At one point in early planning for our inaugural conference I entertained the idea of making the entire conference relate thematically to this topic. Let’s face it. This is the default assumption about how to read the Bible that so many people are taught. In the most extreme form it leads to truly goofy Bible interpretation. More often, (to be blunt, and I’ve been doing a good bit of that lately), the notion that “if the plain sense makes sense, seek no other sense” is an excuse to stop thinking (or a tool for discouraging thinking) about the biblical text. Biblical writers didn’t think this way. This is especially true when you see how New Testament writers thought about certain passages in the Old Testament.

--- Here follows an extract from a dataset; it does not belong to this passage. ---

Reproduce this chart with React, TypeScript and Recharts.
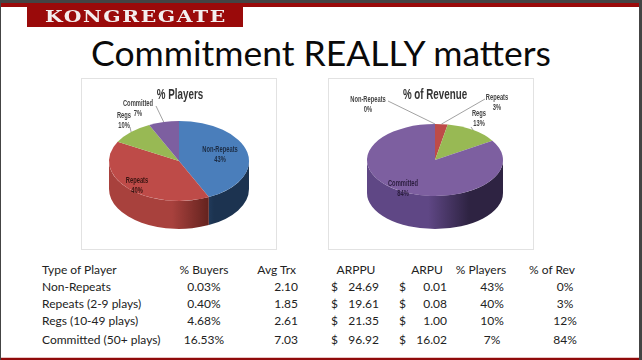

As Dr. Hilber will point out, the problem is more fundamental than that. The “plain sense” takes no account (and even sidesteps or obscures) of the kind of metaphorical thinking we engage in every day of our lives when we encounter print or speech. Thinking beyond a “plain sense” (and what is that, anyway?) is part and parcel of communication. In fact, it’s vital to understanding all sorts of nuances intended in communication. When we read or hear a word we have an intuitive sense that the most literal meaning often isn’t what’s in view. We process all that unconsciously, but we are taught not to do so when we read Scripture. It’s downright unnatural and cuts off what biblical writers were angling for in many respects. This session will encourage people to become better readers of Scripture and explain why the “plain sense” approach impedes reading Scripture accurately in many instances.